Mettons que vous ayez pris une résolution cette année : celle de lire au moins un livre en 2024. Avec l’ouvrage en question ici, vous pourrez effectivement n’en lire qu’un et rien d’autre. Peut-être même n’en serez-vous pas venu à bout en 2025. Pas très encourageant, certes. Mais si ce livre est un monstre littéraire, c’est aussi un monument.
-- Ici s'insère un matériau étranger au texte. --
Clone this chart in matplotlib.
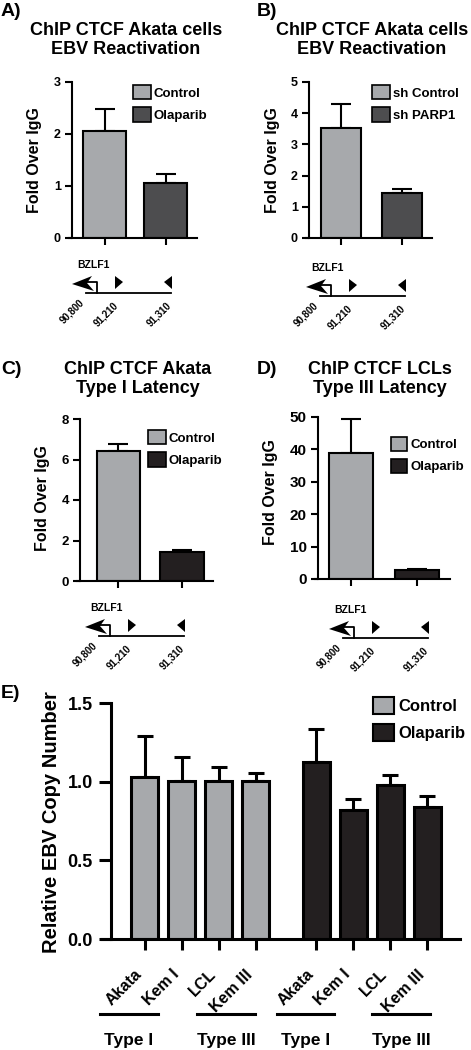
import matplotlib
matplotlib.use('Agg')
import matplotlib.pyplot as plt
from matplotlib.patches import Polygon, Patch
import numpy as np

plt.rcParams['font.family'] = ['Liberation Sans', 'DejaVu Sans']
plt.rcParams['font.weight'] = 'bold'
plt.rcParams['axes.labelweight'] = 'bold'

# ---------------- data ----------------
a_labels = ['Control', 'Olaparib']
a_values = [2.05, 1.05]
a_errors = [0.44, 0.19]

b_labels = ['sh Control', 'sh PARP1']
b_values = [3.54, 1.45]
b_errors = [0.74, 0.12]

c_labels = ['Control', 'Olaparib']
c_values = [6.40, 1.41]
c_errors = [0.38, 0.12]

d_labels = ['Control', 'Olaparib']
d_values = [38.8, 2.9]
d_errors = [10.7, 0.25]

e_cells = ['Akata', 'Kem I', 'LCL', 'Kem III']
e_control = [1.03, 1.005, 1.005, 1.005]
e_control_err = [0.26, 0.15, 0.09, 0.05]
e_olaparib = [1.125, 0.817, 0.98, 0.836]
e_olaparib_err = [0.21, 0.074, 0.063, 0.074]
e_series = ['Control', 'Olaparib']
e_types = ['Type I', 'Type III', 'Type I', 'Type III']

gene_name = 'BZLF1'
gene_coords = ['90,800', '91,210', '91,310']

titles = ['ChIP CTCF Akata cells\nEBV Reactivation',
          'ChIP CTCF Akata cells\nEBV Reactivation',
          'ChIP CTCF Akata\nType I Latency',
          'ChIP CTCF LCLs\nType III Latency']
ylabel_fold = 'Fold Over IgG'
ylabel_e = 'Relative EBV Copy Number'

LIGHT = '#a7a9ac'
DARK = '#4d4d4f'
BLACK = '#231f20'

W, H = 471, 1050
fig = plt.figure(figsize=(W / 100, H / 100), dpi=100)


def px_axes(x0, y0, x1, y1):
    return fig.add_axes([x0 / W, 1 - y1 / H, (x1 - x0) / W, (y1 - y0) / H])


def bar_panel(rect, values, errors, labels, colors, ylim, yticks, xlim, width,
              tick_fs, leg_xy, leg_fs, hl, hh, ls, tp, capsize=7, lw=1.5):
    ax = px_axes(*rect)
    x = np.arange(len(values))
    ax.bar(x, values, width=width, color=colors, edgecolor='black',
           linewidth=lw, zorder=2)
    ax.errorbar(x, values, yerr=[np.zeros(len(values)), errors], fmt='none',
                ecolor='black', elinewidth=lw, capsize=capsize, capthick=lw,
                zorder=1)
    ax.set_xlim(*xlim)
    ax.set_ylim(*ylim)
    ax.set_yticks(yticks)
    ax.set_xticks(x)
    ax.spines[['top', 'right']].set_visible(False)
    for s in ('left', 'bottom'):
        ax.spines[s].set_linewidth(lw)
    ax.spines['bottom'].set_bounds(xlim[0] - 0.05, xlim[1])
    ax.tick_params(axis='y', length=5, width=lw, labelsize=tick_fs, pad=3)
    ax.tick_params(axis='x', length=5, width=lw, labelbottom=False)
    for t in ax.get_yticklabels():
        t.set_fontweight('bold')
    handles = [Patch(facecolor=c, edgecolor='black', linewidth=1.2, label=l)
               for c, l in zip(colors, labels)]
    ax.legend(handles=handles, loc='upper left',
              bbox_to_anchor=(leg_xy[0] / W, 1 - leg_xy[1] / H),
              bbox_transform=fig.transFigure, frameon=False, borderpad=0,
              borderaxespad=0, handlelength=hl, handleheight=hh,
              labelspacing=ls, handletextpad=tp,
              prop={'size': leg_fs, 'weight': 'bold'})
    return ax


# Panel A
bar_panel((72, 82, 197, 238), a_values, a_errors, a_labels, [LIGHT, DARK],
          (0, 3), [0, 1, 2, 3], (-0.533, 1.516), 0.7, 9,
          (133, 85), 9.5, 1.36, 1.29, 0.6, 0.2)
# Panel B
bar_panel((309, 82, 432, 238), b_values, b_errors, b_labels, [LIGHT, DARK],
          (0, 5), [0, 1, 2, 3, 4, 5], (-0.53, 1.50), 0.66, 9,
          (372, 85), 9.5, 1.36, 1.29, 0.6, 0.2)
# Panel C
bar_panel((80, 419, 213, 581), c_values, c_errors, c_labels, [LIGHT, BLACK],
          (0, 8), [0, 2, 4, 6, 8], (-0.606, 1.488), 0.685, 9.5,
          (148, 430), 9.5, 1.36, 1.29, 0.6, 0.2)
# Panel D
bar_panel((318, 417, 450, 579), d_values, d_errors, d_labels, [LIGHT, BLACK],
          (0, 50), [0, 10, 20, 30, 40, 50], (-0.504, 1.51), 0.67, 11,
          (391, 437), 9.5, 1.2, 1.2, 0.6, 0.25)

# Panel E
axE = px_axes(111, 703, 460, 939)
xc = np.arange(len(e_cells))
xo = xc + 4.65
lwE = 2.2
axE.bar(xc, e_control, width=0.73, color=LIGHT, edgecolor='black',
        linewidth=lwE, zorder=2)
axE.bar(xo, e_olaparib, width=0.73, color=BLACK, edgecolor='black',
        linewidth=lwE, zorder=2)
axE.errorbar(xc, e_control, yerr=[np.zeros(4), e_control_err], fmt='none',
             ecolor='black', elinewidth=lwE, capsize=5.5, capthick=lwE, zorder=1)
axE.errorbar(xo, e_olaparib, yerr=[np.zeros(4), e_olaparib_err], fmt='none',
             ecolor='black', elinewidth=lwE, capsize=5.5, capthick=lwE, zorder=1)
axE.set_xlim(-0.92, 8.54)
axE.set_ylim(0, 1.5)
axE.set_yticks([0, 0.5, 1.0, 1.5])
axE.set_yticklabels(['0.0', '0.5', '1.0', '1.5'])
axE.set_xticks(np.concatenate([xc, xo]))
axE.set_xticklabels(e_cells + e_cells, rotation=45, ha='right')
axE.spines[['top', 'right']].set_visible(False)
for s in ('left', 'bottom'):
    axE.spines[s].set_linewidth(lwE)
axE.spines['bottom'].set_bounds(-0.92 - 9 / 37, 8.54)
axE.tick_params(axis='y', length=9, width=lwE, labelsize=13, pad=4)
axE.tick_params(axis='x', length=8, width=lwE, labelsize=11.5, pad=12)
for t in axE.get_yticklabels() + axE.get_xticklabels():
    t.set_fontweight('bold')
hE = [Patch(facecolor=c, edgecolor='black', linewidth=1.5, label=l)
      for c, l in zip([LIGHT, BLACK], e_series)]
axE.legend(handles=hE, loc='upper left', bbox_to_anchor=(373 / W, 1 - 697 / H),
           bbox_transform=fig.transFigure, frameon=False, borderpad=0,
           borderaxespad=0, handlelength=1.26, handleheight=1.2,
           labelspacing=0.6, handletextpad=0.24,
           prop={'size': 12, 'weight': 'bold'})

# ---------------- overlay for annotations (pixel coordinates) ----------------
ov = fig.add_axes([0, 0, 1, 1], zorder=-1)
ov.set_xlim(0, W)
ov.set_ylim(H, 0)
ov.axis('off')


def gene(ox, oy):
    ov.plot([ox, ox + 85], [oy, oy], color='black', lw=1.3)
    ov.plot([ox + 11, ox + 11, ox + 1], [oy, oy - 11, oy - 11], color='black', lw=1.3)
    ov.add_patch(Polygon([(ox - 14, oy - 9), (ox + 6, oy - 17), (ox + 1, oy - 10),
                          (ox + 8, oy - 2)], closed=True, color='black', lw=0))
    ov.add_patch(Polygon([(ox + 29, oy - 17), (ox + 37, oy - 11), (ox + 29, oy - 4)],
                         closed=True, color='black', lw=0))
    ov.add_patch(Polygon([(ox + 86, oy - 17), (ox + 78, oy - 11), (ox + 86, oy - 4)],
                         closed=True, color='black', lw=0))
    ov.text(ox - 9, oy - 28, gene_name, fontsize=7.5, fontweight='bold',
            ha='left', va='center')
    for (dx, dy), lab in zip([(0, 4), (34, 7), (87, 7)], gene_coords):
        ov.text(ox + dx, oy + dy, lab, fontsize=7, fontweight='bold',
                rotation=45, ha='right', va='top')


gene(86, 293)
gene(320, 296)
gene(99, 636)
gene(343, 638)

# titles
for (cx, cy), t in zip([(126, 40), (372, 40), (138, 379), (380, 379)], titles):
    ov.text(cx, cy, t, fontsize=13, fontweight='bold', ha='center', va='center',
            linespacing=1.2)

# panel labels
for (px, py), t in zip([(1, 12), (257, 12), (1, 369), (257, 369), (1, 693)],
                       ['A)', 'B)', 'C)', 'D)', 'E)']):
    ov.text(px, py, t, fontsize=14, fontweight='bold', ha='left', va='center')

# y labels
for (px, py) in [(34, 160), (273, 160), (42, 498), (270, 492)]:
    ov.text(px, py, ylabel_fold, fontsize=11.5, fontweight='bold', rotation=90,
            ha='center', va='center')
ov.text(52, 822, ylabel_e, fontsize=14.5, fontweight='bold', rotation=90,
        ha='center', va='center')

# group lines and type labels under panel E
for (x0, x1), t in zip([(100, 158), (197, 255), (277, 334), (372, 430)], e_types):
    ov.plot([x0, x1], [1014, 1014], color='black', lw=2.2)
    ov.text((x0 + x1) / 2, 1040, t, fontsize=12.5, fontweight='bold',
            ha='center', va='center')

fig.savefig('out.png', dpi=100)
Doublé d’un mythe.

Longtemps considéré comme intraduisible (comme tous les livres immenses), c’est un peu la baleine blanche de la littérature mondiale, une sorte d’équivalent italien à la fois de Moby-Dick, d’Ulysse et de L’Odyssée (tout en n’étant rien de tout cela) qui a véhiculé beaucoup de fantasmes, très peu l’ayant lu, hormis quelques italophones (il fut tout de même vendu à 80 000 exemplaires et encensé par Pasolini, Primo Levi et Roberto Saviano).

Le livre signé Stefano d’Arrigo, publié en 1975, raconte l’histoire de ‘Ndrja Cambría, marin de la Regia Marina, de retour dans son village de Sicile pour embrasser son père au prix d’une épopée intérieure et maritime hors du commun (il sera attaqué par une orque mythique) qui témoigne des destructions de la guerre – en réalité le roman n’est pas résumable. Il a fallu pas moins de deux traducteurs, la très expérimentée Monique Baccelli et son “disciple” Antonio Werli, et pas moins de dix ans de travail quotidien, pour venir à bout de ce texte intégral (il avait connu quelques publications partielles) qui prétendait réinventer la langue italienne en partant de l’ancienne langue sicilienne.

Un livre vertigineux de 1 376 pages, merveilleusement édité par Le Nouvel Attila, dont il est difficile de dire autre chose qu’il est indispensable de s’y plonger. À ses risques et périls.

K. M.

Horcynus Orca – Stefano d’Arrigo, traduit par Monique Baccelli et Antonio Werli, Le Nouvel Attila, 1 376 p., 39,90 €.